> [RECORDS FOR THE TASK]
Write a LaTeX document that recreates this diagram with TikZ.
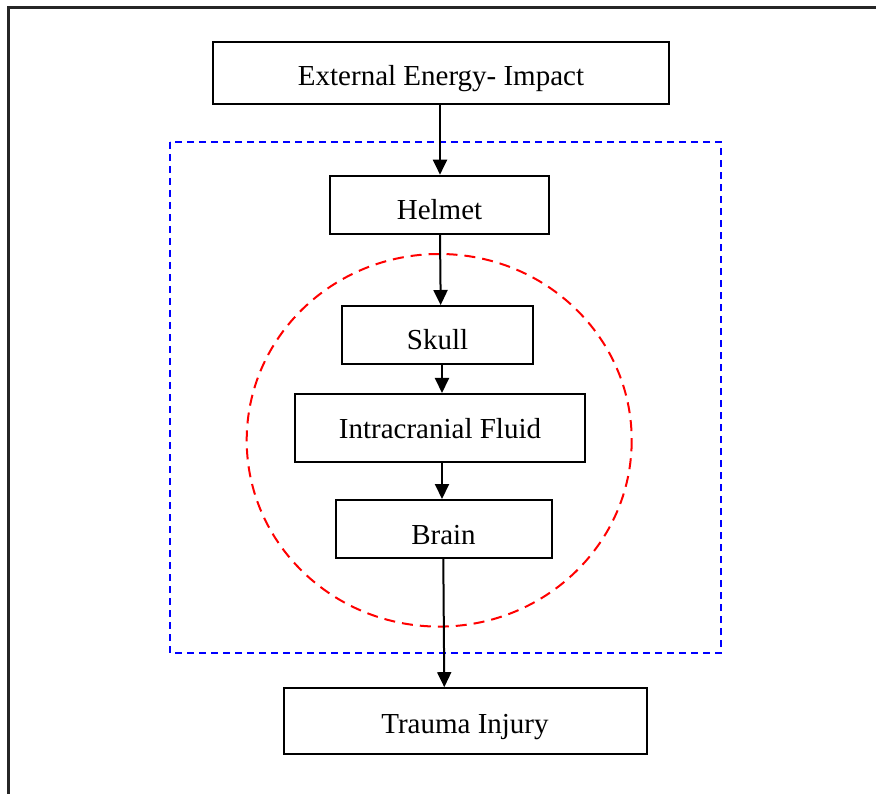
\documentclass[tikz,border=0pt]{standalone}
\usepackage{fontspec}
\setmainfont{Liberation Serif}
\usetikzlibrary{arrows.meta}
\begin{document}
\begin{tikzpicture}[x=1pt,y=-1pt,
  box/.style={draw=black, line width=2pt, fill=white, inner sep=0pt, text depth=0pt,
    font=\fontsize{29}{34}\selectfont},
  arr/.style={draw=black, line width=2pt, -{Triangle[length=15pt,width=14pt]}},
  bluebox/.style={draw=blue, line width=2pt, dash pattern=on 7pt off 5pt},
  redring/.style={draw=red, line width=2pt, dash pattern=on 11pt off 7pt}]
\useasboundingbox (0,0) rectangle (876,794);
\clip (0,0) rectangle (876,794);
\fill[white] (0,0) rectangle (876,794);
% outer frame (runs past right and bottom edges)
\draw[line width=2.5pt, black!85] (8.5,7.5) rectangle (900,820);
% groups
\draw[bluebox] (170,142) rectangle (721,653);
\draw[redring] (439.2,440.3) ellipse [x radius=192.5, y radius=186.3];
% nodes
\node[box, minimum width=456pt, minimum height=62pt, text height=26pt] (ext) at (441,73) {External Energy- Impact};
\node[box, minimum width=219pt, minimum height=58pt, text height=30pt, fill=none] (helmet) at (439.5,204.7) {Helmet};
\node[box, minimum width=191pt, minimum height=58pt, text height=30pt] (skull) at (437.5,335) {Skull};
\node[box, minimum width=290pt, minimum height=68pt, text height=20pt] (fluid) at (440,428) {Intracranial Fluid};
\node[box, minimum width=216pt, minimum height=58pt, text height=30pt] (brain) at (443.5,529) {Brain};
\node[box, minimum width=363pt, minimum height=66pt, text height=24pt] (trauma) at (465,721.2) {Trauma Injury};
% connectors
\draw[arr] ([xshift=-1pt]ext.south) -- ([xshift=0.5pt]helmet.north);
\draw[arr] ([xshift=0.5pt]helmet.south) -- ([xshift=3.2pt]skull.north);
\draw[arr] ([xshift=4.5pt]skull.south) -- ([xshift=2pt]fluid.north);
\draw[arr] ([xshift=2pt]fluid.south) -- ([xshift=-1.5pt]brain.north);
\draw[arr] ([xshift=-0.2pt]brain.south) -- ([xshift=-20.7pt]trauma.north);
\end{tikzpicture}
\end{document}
--
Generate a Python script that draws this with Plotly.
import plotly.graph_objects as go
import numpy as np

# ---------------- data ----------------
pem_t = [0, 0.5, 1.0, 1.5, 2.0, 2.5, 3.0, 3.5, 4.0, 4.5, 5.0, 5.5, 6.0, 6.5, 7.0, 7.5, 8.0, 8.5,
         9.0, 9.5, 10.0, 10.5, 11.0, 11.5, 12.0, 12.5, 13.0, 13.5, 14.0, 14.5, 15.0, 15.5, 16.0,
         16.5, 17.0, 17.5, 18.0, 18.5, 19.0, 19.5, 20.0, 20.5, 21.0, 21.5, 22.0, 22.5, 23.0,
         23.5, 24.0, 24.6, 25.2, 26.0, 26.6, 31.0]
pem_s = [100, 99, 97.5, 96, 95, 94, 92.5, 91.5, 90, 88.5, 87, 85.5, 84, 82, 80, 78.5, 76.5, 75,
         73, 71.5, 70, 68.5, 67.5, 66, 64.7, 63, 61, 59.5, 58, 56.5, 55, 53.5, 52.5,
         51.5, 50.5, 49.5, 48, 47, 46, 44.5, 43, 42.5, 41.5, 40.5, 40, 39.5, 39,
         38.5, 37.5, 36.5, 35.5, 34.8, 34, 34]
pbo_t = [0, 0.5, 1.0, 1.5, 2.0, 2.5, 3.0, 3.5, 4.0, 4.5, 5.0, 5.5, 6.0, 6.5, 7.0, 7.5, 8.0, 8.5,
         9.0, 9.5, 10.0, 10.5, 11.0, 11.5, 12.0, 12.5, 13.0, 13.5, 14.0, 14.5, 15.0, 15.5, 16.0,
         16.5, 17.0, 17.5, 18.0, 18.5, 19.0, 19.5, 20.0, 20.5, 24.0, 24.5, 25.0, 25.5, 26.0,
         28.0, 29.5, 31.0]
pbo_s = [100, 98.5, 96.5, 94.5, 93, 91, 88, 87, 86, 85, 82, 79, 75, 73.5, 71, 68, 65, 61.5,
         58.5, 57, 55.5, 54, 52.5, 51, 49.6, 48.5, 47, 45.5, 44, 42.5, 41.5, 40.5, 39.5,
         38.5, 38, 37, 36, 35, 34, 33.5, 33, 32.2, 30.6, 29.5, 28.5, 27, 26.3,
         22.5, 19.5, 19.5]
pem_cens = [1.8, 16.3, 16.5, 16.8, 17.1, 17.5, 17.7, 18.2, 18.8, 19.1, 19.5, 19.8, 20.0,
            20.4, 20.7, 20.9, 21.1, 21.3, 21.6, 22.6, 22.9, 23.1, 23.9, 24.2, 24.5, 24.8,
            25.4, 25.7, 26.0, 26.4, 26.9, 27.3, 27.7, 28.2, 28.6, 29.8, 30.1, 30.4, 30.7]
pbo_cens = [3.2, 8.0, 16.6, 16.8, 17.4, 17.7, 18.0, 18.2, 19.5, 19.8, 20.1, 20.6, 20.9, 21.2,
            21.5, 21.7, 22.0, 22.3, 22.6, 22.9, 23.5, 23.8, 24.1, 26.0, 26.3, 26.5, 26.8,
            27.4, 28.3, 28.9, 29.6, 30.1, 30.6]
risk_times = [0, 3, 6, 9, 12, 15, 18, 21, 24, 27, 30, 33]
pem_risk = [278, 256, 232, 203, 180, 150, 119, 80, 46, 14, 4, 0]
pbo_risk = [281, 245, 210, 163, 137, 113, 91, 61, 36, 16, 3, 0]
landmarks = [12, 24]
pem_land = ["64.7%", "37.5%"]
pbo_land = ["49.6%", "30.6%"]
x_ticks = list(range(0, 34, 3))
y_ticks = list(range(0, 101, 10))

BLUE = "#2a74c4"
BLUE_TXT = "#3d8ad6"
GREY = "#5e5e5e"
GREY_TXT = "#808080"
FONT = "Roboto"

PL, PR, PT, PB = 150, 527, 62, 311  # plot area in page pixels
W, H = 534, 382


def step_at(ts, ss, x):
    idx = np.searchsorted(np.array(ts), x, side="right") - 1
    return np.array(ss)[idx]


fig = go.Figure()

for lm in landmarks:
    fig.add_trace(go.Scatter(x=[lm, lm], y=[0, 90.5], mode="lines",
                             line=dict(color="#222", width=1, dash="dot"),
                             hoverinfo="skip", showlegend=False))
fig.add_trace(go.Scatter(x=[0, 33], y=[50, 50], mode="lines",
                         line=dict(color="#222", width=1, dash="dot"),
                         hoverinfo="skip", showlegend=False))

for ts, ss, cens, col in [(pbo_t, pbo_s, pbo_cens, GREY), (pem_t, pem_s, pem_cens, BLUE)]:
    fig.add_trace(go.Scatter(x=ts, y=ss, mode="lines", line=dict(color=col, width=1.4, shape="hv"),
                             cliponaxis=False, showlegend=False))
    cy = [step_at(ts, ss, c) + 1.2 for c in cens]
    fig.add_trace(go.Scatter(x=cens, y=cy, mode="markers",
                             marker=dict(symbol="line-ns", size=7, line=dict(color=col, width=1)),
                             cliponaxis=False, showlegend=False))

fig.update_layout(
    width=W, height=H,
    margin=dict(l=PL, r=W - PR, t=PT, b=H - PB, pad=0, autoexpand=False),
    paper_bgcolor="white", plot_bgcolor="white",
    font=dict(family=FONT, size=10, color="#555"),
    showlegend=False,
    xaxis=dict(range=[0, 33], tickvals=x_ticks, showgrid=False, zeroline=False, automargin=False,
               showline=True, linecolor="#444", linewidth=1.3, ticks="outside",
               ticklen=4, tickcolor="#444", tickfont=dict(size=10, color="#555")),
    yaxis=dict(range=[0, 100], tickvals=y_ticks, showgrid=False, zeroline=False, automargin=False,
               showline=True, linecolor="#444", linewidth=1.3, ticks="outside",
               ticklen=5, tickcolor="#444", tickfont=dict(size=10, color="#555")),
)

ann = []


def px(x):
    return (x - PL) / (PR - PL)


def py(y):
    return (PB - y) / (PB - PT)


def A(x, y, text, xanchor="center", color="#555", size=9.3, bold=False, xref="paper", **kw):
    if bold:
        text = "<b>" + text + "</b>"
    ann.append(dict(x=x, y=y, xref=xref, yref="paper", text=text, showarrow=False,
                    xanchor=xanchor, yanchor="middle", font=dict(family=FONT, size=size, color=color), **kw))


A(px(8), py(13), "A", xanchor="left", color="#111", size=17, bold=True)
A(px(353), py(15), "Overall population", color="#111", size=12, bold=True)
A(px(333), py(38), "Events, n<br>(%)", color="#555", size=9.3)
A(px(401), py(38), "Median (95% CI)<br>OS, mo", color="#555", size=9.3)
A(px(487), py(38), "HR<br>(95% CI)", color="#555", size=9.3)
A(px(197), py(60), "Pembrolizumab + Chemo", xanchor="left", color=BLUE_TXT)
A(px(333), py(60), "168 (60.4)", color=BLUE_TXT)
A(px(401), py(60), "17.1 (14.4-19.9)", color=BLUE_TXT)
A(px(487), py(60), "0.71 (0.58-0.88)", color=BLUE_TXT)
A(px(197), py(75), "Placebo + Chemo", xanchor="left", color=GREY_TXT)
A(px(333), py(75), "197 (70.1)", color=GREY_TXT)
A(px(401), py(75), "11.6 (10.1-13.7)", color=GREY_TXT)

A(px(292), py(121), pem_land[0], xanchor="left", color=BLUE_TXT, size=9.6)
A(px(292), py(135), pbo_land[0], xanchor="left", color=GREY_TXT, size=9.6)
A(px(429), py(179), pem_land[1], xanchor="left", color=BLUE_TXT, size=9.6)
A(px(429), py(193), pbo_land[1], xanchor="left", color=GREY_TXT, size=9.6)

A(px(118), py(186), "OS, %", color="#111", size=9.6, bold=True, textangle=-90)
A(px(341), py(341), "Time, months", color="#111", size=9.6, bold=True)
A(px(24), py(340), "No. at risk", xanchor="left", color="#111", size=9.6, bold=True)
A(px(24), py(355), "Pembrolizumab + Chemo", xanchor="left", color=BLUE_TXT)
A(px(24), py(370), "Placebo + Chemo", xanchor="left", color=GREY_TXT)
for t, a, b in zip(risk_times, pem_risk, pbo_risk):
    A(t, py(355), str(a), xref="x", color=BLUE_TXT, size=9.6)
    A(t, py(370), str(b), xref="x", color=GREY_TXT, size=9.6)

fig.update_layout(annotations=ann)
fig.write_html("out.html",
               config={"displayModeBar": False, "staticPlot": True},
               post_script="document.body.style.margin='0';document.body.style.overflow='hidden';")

> [EXERCISE REQUIREMENTS] Extract exactly and only these lines: the line containing "Generate a Python", the line containing "import numpy as np", and every line between them.

> [RESULT OF THIS TASK]
Generate a Python script that draws this with Plotly.
import plotly.graph_objects as go
import numpy as np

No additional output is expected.